→ Task goal:
Set down the material below word for word, excluding the pictures.

→ Data provided:
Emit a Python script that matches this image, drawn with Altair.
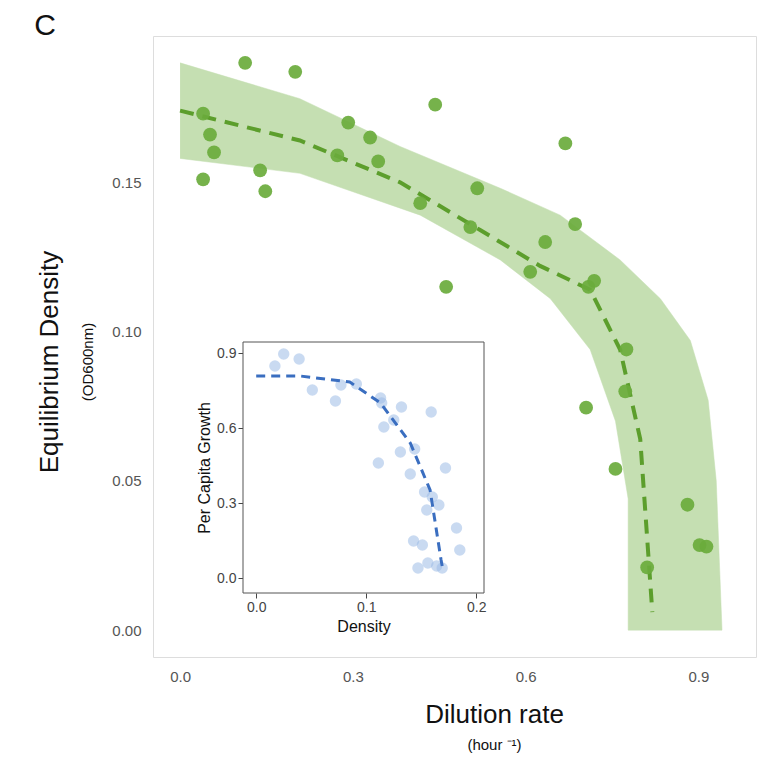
import altair as alt
import pandas as pd

# main panel: dilution rate vs equilibrium density
dil = [0.040, 0.052, 0.059, 0.040, 0.113, 0.139, 0.148, 0.200, 0.273, 0.292, 0.330,
       0.344, 0.417, 0.443, 0.462, 0.504, 0.516, 0.608, 0.634, 0.669, 0.686, 0.705,
       0.709, 0.719, 0.775, 0.773, 0.756, 0.811, 0.881, 0.902, 0.914]
dens = [0.173, 0.166, 0.160, 0.151, 0.190, 0.154, 0.147, 0.187, 0.159, 0.170, 0.165,
        0.157, 0.143, 0.176, 0.115, 0.135, 0.148, 0.120, 0.130, 0.163, 0.136, 0.0745,
        0.115, 0.117, 0.094, 0.080, 0.054, 0.021, 0.042, 0.0285, 0.028]

fit_x = [0.0, 0.208, 0.382, 0.521, 0.625, 0.712, 0.764, 0.799, 0.820]
fit_y = [0.174, 0.164, 0.150, 0.134, 0.122, 0.114, 0.094, 0.064, 0.006]

band_x = [0.0, 0.208, 0.382, 0.556, 0.660, 0.764, 0.834, 0.886, 0.917, 0.931, 0.941,
          0.778, 0.778, 0.756, 0.712, 0.643, 0.556, 0.417, 0.208, 0.0]
band_y = [0.190, 0.178, 0.162, 0.148, 0.139, 0.124, 0.111, 0.097, 0.077, 0.050, 0.0,
          0.0, 0.044, 0.070, 0.094, 0.111, 0.124, 0.139, 0.153, 0.158]

# inset: density vs per capita growth
in_d = [0.017, 0.025, 0.039, 0.051, 0.072, 0.077, 0.091, 0.113, 0.114, 0.116, 0.111,
        0.125, 0.132, 0.131, 0.144, 0.140, 0.153, 0.159, 0.160, 0.155, 0.166, 0.172,
        0.143, 0.151, 0.147, 0.156, 0.164, 0.169, 0.182, 0.185]
in_g = [0.848, 0.896, 0.876, 0.752, 0.708, 0.772, 0.776, 0.720, 0.700, 0.604, 0.460,
        0.632, 0.684, 0.504, 0.516, 0.416, 0.344, 0.664, 0.324, 0.272, 0.292, 0.440,
        0.148, 0.132, 0.040, 0.060, 0.048, 0.040, 0.200, 0.112]
in_fx = [0.0, 0.04, 0.085, 0.113, 0.14, 0.158, 0.168, 0.17]
in_fy = [0.808, 0.808, 0.784, 0.700, 0.540, 0.352, 0.072, 0.024]

W, H = 603, 621
pts = pd.DataFrame({"x": dil, "y": dens})
fit = pd.DataFrame({"x": fit_x, "y": fit_y})
band = pd.DataFrame({"x": band_x, "y": band_y, "o": list(range(len(band_x)))})

xs = alt.Scale(domain=[-0.047, 1.0], nice=False, zero=False)
ys = alt.Scale(domain=[-0.009, 0.199], nice=False, zero=False)
xax = alt.Axis(orient="bottom", values=[0.0, 0.3, 0.6, 0.9], format=".1f", ticks=False, domain=False,
               grid=False, labelFontSize=15, labelColor="#555", labelPadding=12, title=None)
yax = alt.Axis(orient="left", values=[0.0, 0.05, 0.1, 0.15], format=".2f", ticks=False, domain=False,
               grid=False, labelFontSize=15, labelColor="#555", labelPadding=12, title=None)

bandc = alt.Chart(band).mark_line(filled=True, fill="#c5dfb2", stroke="#c5dfb2", strokeWidth=0.5).encode(
    x=alt.X("x:Q", scale=xs, axis=xax), y=alt.Y("y:Q", scale=ys, axis=yax), order="o:Q")
fitc = alt.Chart(fit).mark_line(color="#5c9e2c", strokeWidth=4, strokeDash=[14, 9]).encode(
    x=alt.X("x:Q", scale=xs), y=alt.Y("y:Q", scale=ys))
ptc = alt.Chart(pts).mark_circle(size=190, color="#6aab3c", opacity=0.92).encode(
    x=alt.X("x:Q", scale=xs), y=alt.Y("y:Q", scale=ys))
main = alt.layer(bandc, fitc, ptc)

# inset placed with pixel ranges inside the main plot area
X0, X1, Y0, Y1 = 90, 331, 306, 557
ipts = pd.DataFrame({"x": in_d, "y": in_g})
ifit = pd.DataFrame({"x": in_fx, "y": in_fy})
ixs = alt.Scale(domain=[-0.012, 0.207], nice=False, zero=False, range=[X0, X1])
iys = alt.Scale(domain=[-0.06, 0.944], nice=False, zero=False, range=[Y1, Y0])
ixax = alt.Axis(orient="bottom", values=[0.0, 0.1, 0.2], format=".1f", grid=False, domain=False,
                offset=-(H - Y1), labelFontSize=14, labelColor="#444", tickColor="#444", title="Density",
                titleFontSize=16, titleFontWeight="normal", titleColor="#111", titleX=(X0 + X1) / 2)
iyax = alt.Axis(orient="left", values=[0.0, 0.3, 0.6, 0.9], format=".1f", grid=False, domain=False,
                offset=-X0, labelFontSize=14, labelColor="#444", tickColor="#444", title="Per Capita Growth",
                titleFontSize=16, titleFontWeight="normal", titleColor="#111", titleY=(Y0 + Y1) / 2)

box = alt.Chart(pd.DataFrame({"a": [0]})).mark_rect(fill="white", stroke="#555", strokeWidth=1).encode(
    x=alt.value(X0), x2=alt.value(X1), y=alt.value(Y0), y2=alt.value(Y1))
iptc = alt.Chart(ipts).mark_circle(size=130, color="#9dbbe6", opacity=0.55).encode(
    x=alt.X("x:Q", scale=ixs, axis=ixax), y=alt.Y("y:Q", scale=iys, axis=iyax))
ifitc = alt.Chart(ifit).mark_line(color="#3a6ec0", strokeWidth=3, strokeDash=[9, 6]).encode(
    x=alt.X("x:Q", scale=ixs), y=alt.Y("y:Q", scale=iys))
inset = alt.layer(iptc, ifitc)


def label(txt, x, y, size, angle=0, weight="normal"):
    return alt.Chart(pd.DataFrame({"a": [0]})).mark_text(
        text=txt, fontSize=size, angle=angle, color="#111", fontWeight=weight, align="center").encode(
        x=alt.value(x), y=alt.value(y))


texts = alt.layer(
    label("Dilution rate", W / 2 + 40, 679, 26),
    label("(hour ⁻¹)", W / 2 + 40, 709, 15),
    label("Equilibrium Density", -103, 326, 26, angle=270),
    label("(OD600nm)", -65, 326, 15, angle=270),
    label("C", -108, -10, 30),
)

chart = alt.layer(main, box, inset, texts).resolve_scale(x="independent", y="independent").properties(
    width=W, height=H, autosize=alt.AutoSizeParams(type="none"),
    padding={"left": 145, "top": 28, "right": 10, "bottom": 100},
).configure_view(stroke="#888", strokeWidth=1).configure(font="Liberation Sans")

chart.save("out.html", embed_options={"renderer": "svg", "actions": False})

→ Result below:
Emit a Python script that matches this image, drawn with Altair.
import altair as alt
import pandas as pd

# main panel: dilution rate vs equilibrium density
dil = [0.040, 0.052, 0.059, 0.040, 0.113, 0.139, 0.148, 0.200, 0.273, 0.292, 0.330,
       0.344, 0.417, 0.443, 0.462, 0.504, 0.516, 0.608, 0.634, 0.669, 0.686, 0.705,
       0.709, 0.719, 0.775, 0.773, 0.756, 0.811, 0.881, 0.902, 0.914]
dens = [0.173, 0.166, 0.160, 0.151, 0.190, 0.154, 0.147, 0.187, 0.159, 0.170, 0.165,
        0.157, 0.143, 0.176, 0.115, 0.135, 0.148, 0.120, 0.130, 0.163, 0.136, 0.0745,
        0.115, 0.117, 0.094, 0.080, 0.054, 0.021, 0.042, 0.0285, 0.028]

fit_x = [0.0, 0.208, 0.382, 0.521, 0.625, 0.712, 0.764, 0.799, 0.820]
fit_y = [0.174, 0.164, 0.150, 0.134, 0.122, 0.114, 0.094, 0.064, 0.006]

band_x = [0.0, 0.208, 0.382, 0.556, 0.660, 0.764, 0.834, 0.886, 0.917, 0.931, 0.941,
          0.778, 0.778, 0.756, 0.712, 0.643, 0.556, 0.417, 0.208, 0.0]
band_y = [0.190, 0.178, 0.162, 0.148, 0.139, 0.124, 0.111, 0.097, 0.077, 0.050, 0.0,
          0.0, 0.044, 0.070, 0.094, 0.111, 0.124, 0.139, 0.153, 0.158]

# inset: density vs per capita growth
in_d = [0.017, 0.025, 0.039, 0.051, 0.072, 0.077, 0.091, 0.113, 0.114, 0.116, 0.111,
        0.125, 0.132, 0.131, 0.144, 0.140, 0.153, 0.159, 0.160, 0.155, 0.166, 0.172,
        0.143, 0.151, 0.147, 0.156, 0.164, 0.169, 0.182, 0.185]
in_g = [0.848, 0.896, 0.876, 0.752, 0.708, 0.772, 0.776, 0.720, 0.700, 0.604, 0.460,
        0.632, 0.684, 0.504, 0.516, 0.416, 0.344, 0.664, 0.324, 0.272, 0.292, 0.440,
        0.148, 0.132, 0.040, 0.060, 0.048, 0.040, 0.200, 0.112]
in_fx = [0.0, 0.04, 0.085, 0.113, 0.14, 0.158, 0.168, 0.17]
in_fy = [0.808, 0.808, 0.784, 0.700, 0.540, 0.352, 0.072, 0.024]

W, H = 603, 621
pts = pd.DataFrame({"x": dil, "y": dens})
fit = pd.DataFrame({"x": fit_x, "y": fit_y})
band = pd.DataFrame({"x": band_x, "y": band_y, "o": list(range(len(band_x)))})

xs = alt.Scale(domain=[-0.047, 1.0], nice=False, zero=False)
ys = alt.Scale(domain=[-0.009, 0.199], nice=False, zero=False)
xax = alt.Axis(orient="bottom", values=[0.0, 0.3, 0.6, 0.9], format=".1f", ticks=False, domain=False,
               grid=False, labelFontSize=15, labelColor="#555", labelPadding=12, title=None)
yax = alt.Axis(orient="left", values=[0.0, 0.05, 0.1, 0.15], format=".2f", ticks=False, domain=False,
               grid=False, labelFontSize=15, labelColor="#555", labelPadding=12, title=None)

bandc = alt.Chart(band).mark_line(filled=True, fill="#c5dfb2", stroke="#c5dfb2", strokeWidth=0.5).encode(
    x=alt.X("x:Q", scale=xs, axis=xax), y=alt.Y("y:Q", scale=ys, axis=yax), order="o:Q")
fitc = alt.Chart(fit).mark_line(color="#5c9e2c", strokeWidth=4, strokeDash=[14, 9]).encode(
    x=alt.X("x:Q", scale=xs), y=alt.Y("y:Q", scale=ys))
ptc = alt.Chart(pts).mark_circle(size=190, color="#6aab3c", opacity=0.92).encode(
    x=alt.X("x:Q", scale=xs), y=alt.Y("y:Q", scale=ys))
main = alt.layer(bandc, fitc, ptc)

# inset placed with pixel ranges inside the main plot area
X0, X1, Y0, Y1 = 90, 331, 306, 557
ipts = pd.DataFrame({"x": in_d, "y": in_g})
ifit = pd.DataFrame({"x": in_fx, "y": in_fy})
ixs = alt.Scale(domain=[-0.012, 0.207], nice=False, zero=False, range=[X0, X1])
iys = alt.Scale(domain=[-0.06, 0.944], nice=False, zero=False, range=[Y1, Y0])
ixax = alt.Axis(orient="bottom", values=[0.0, 0.1, 0.2], format=".1f", grid=False, domain=False,
                offset=-(H - Y1), labelFontSize=14, labelColor="#444", tickColor="#444", title="Density",
                titleFontSize=16, titleFontWeight="normal", titleColor="#111", titleX=(X0 + X1) / 2)
iyax = alt.Axis(orient="left", values=[0.0, 0.3, 0.6, 0.9], format=".1f", grid=False, domain=False,
                offset=-X0, labelFontSize=14, labelColor="#444", tickColor="#444", title="Per Capita Growth",
                titleFontSize=16, titleFontWeight="normal", titleColor="#111", titleY=(Y0 + Y1) / 2)

box = alt.Chart(pd.DataFrame({"a": [0]})).mark_rect(fill="white", stroke="#555", strokeWidth=1).encode(
    x=alt.value(X0), x2=alt.value(X1), y=alt.value(Y0), y2=alt.value(Y1))
iptc = alt.Chart(ipts).mark_circle(size=130, color="#9dbbe6", opacity=0.55).encode(
    x=alt.X("x:Q", scale=ixs, axis=ixax), y=alt.Y("y:Q", scale=iys, axis=iyax))
ifitc = alt.Chart(ifit).mark_line(color="#3a6ec0", strokeWidth=3, strokeDash=[9, 6]).encode(
    x=alt.X("x:Q", scale=ixs), y=alt.Y("y:Q", scale=iys))
inset = alt.layer(iptc, ifitc)


def label(txt, x, y, size, angle=0, weight="normal"):
    return alt.Chart(pd.DataFrame({"a": [0]})).mark_text(
        text=txt, fontSize=size, angle=angle, color="#111", fontWeight=weight, align="center").encode(
        x=alt.value(x), y=alt.value(y))


texts = alt.layer(
    label("Dilution rate", W / 2 + 40, 679, 26),
    label("(hour ⁻¹)", W / 2 + 40, 709, 15),
    label("Equilibrium Density", -103, 326, 26, angle=270),
    label("(OD600nm)", -65, 326, 15, angle=270),
    label("C", -108, -10, 30),
)

chart = alt.layer(main, box, inset, texts).resolve_scale(x="independent", y="independent").properties(
    width=W, height=H, autosize=alt.AutoSizeParams(type="none"),
    padding={"left": 145, "top": 28, "right": 10, "bottom": 100},
).configure_view(stroke="#888", strokeWidth=1).configure(font="Liberation Sans")

chart.save("out.html", embed_options={"renderer": "svg", "actions": False})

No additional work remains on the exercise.